* [GOAL]: Once the pictures are set aside, transcribe the remaining data exactly.

* [DATA SHOWN]:

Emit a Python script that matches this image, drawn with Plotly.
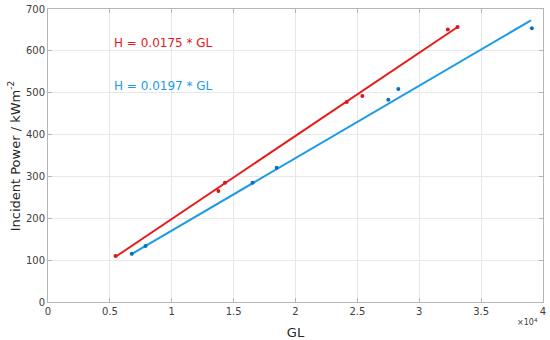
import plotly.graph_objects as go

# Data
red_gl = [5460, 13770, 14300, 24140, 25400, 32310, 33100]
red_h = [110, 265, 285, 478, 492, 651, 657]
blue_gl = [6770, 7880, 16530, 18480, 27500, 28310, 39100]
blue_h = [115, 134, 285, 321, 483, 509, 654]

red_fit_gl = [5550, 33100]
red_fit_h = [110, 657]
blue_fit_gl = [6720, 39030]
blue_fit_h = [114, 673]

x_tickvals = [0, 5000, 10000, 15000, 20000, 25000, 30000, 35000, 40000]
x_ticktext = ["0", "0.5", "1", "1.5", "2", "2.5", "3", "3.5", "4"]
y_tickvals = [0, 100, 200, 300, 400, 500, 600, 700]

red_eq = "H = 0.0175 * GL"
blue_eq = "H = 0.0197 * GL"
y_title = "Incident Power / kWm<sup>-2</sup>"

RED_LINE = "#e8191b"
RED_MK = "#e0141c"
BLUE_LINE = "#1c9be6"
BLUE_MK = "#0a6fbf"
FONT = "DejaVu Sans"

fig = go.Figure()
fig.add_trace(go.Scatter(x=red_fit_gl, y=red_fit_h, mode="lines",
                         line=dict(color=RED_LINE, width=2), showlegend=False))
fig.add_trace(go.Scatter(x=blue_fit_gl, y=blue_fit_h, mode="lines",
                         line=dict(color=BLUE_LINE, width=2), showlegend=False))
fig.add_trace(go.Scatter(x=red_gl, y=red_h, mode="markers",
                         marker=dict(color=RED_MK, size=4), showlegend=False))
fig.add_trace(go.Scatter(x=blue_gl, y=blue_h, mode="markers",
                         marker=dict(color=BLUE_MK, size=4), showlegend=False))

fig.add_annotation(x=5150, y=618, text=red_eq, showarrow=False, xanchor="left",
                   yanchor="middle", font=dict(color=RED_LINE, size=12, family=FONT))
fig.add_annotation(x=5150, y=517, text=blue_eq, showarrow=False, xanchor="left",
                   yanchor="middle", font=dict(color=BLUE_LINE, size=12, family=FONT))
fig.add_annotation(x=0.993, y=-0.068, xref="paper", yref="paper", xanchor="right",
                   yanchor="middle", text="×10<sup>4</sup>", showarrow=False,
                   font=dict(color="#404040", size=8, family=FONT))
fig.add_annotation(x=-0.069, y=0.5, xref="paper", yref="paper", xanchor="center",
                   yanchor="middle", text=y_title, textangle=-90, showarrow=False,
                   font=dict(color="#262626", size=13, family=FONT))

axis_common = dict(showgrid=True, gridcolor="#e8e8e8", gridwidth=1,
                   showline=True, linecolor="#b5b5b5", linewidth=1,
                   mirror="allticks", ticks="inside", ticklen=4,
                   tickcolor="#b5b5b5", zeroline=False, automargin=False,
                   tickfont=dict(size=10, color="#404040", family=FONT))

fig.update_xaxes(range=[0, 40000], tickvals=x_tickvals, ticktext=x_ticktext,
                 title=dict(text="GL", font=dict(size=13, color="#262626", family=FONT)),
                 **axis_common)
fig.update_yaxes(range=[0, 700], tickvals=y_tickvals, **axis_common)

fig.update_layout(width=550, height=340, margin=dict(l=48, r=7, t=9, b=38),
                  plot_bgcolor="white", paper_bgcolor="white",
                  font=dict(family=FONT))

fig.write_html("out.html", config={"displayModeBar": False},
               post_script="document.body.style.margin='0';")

* [TASK RESPONSE]:
Emit a Python script that matches this image, drawn with Plotly.
import plotly.graph_objects as go

# Data
red_gl = [5460, 13770, 14300, 24140, 25400, 32310, 33100]
red_h = [110, 265, 285, 478, 492, 651, 657]
blue_gl = [6770, 7880, 16530, 18480, 27500, 28310, 39100]
blue_h = [115, 134, 285, 321, 483, 509, 654]

red_fit_gl = [5550, 33100]
red_fit_h = [110, 657]
blue_fit_gl = [6720, 39030]
blue_fit_h = [114, 673]

x_tickvals = [0, 5000, 10000, 15000, 20000, 25000, 30000, 35000, 40000]
x_ticktext = ["0", "0.5", "1", "1.5", "2", "2.5", "3", "3.5", "4"]
y_tickvals = [0, 100, 200, 300, 400, 500, 600, 700]

red_eq = "H = 0.0175 * GL"
blue_eq = "H = 0.0197 * GL"
y_title = "Incident Power / kWm<sup>-2</sup>"

RED_LINE = "#e8191b"
RED_MK = "#e0141c"
BLUE_LINE = "#1c9be6"
BLUE_MK = "#0a6fbf"
FONT = "DejaVu Sans"

fig = go.Figure()
fig.add_trace(go.Scatter(x=red_fit_gl, y=red_fit_h, mode="lines",
                         line=dict(color=RED_LINE, width=2), showlegend=False))
fig.add_trace(go.Scatter(x=blue_fit_gl, y=blue_fit_h, mode="lines",
                         line=dict(color=BLUE_LINE, width=2), showlegend=False))
fig.add_trace(go.Scatter(x=red_gl, y=red_h, mode="markers",
                         marker=dict(color=RED_MK, size=4), showlegend=False))
fig.add_trace(go.Scatter(x=blue_gl, y=blue_h, mode="markers",
                         marker=dict(color=BLUE_MK, size=4), showlegend=False))

fig.add_annotation(x=5150, y=618, text=red_eq, showarrow=False, xanchor="left",
                   yanchor="middle", font=dict(color=RED_LINE, size=12, family=FONT))
fig.add_annotation(x=5150, y=517, text=blue_eq, showarrow=False, xanchor="left",
                   yanchor="middle", font=dict(color=BLUE_LINE, size=12, family=FONT))
fig.add_annotation(x=0.993, y=-0.068, xref="paper", yref="paper", xanchor="right",
                   yanchor="middle", text="×10<sup>4</sup>", showarrow=False,
                   font=dict(color="#404040", size=8, family=FONT))
fig.add_annotation(x=-0.069, y=0.5, xref="paper", yref="paper", xanchor="center",
                   yanchor="middle", text=y_title, textangle=-90, showarrow=False,
                   font=dict(color="#262626", size=13, family=FONT))

axis_common = dict(showgrid=True, gridcolor="#e8e8e8", gridwidth=1,
                   showline=True, linecolor="#b5b5b5", linewidth=1,
                   mirror="allticks", ticks="inside", ticklen=4,
                   tickcolor="#b5b5b5", zeroline=False, automargin=False,
                   tickfont=dict(size=10, color="#404040", family=FONT))

fig.update_xaxes(range=[0, 40000], tickvals=x_tickvals, ticktext=x_ticktext,
                 title=dict(text="GL", font=dict(size=13, color="#262626", family=FONT)),
                 **axis_common)
fig.update_yaxes(range=[0, 700], tickvals=y_tickvals, **axis_common)

fig.update_layout(width=550, height=340, margin=dict(l=48, r=7, t=9, b=38),
                  plot_bgcolor="white", paper_bgcolor="white",
                  font=dict(family=FONT))

fig.write_html("out.html", config={"displayModeBar": False},
               post_script="document.body.style.margin='0';")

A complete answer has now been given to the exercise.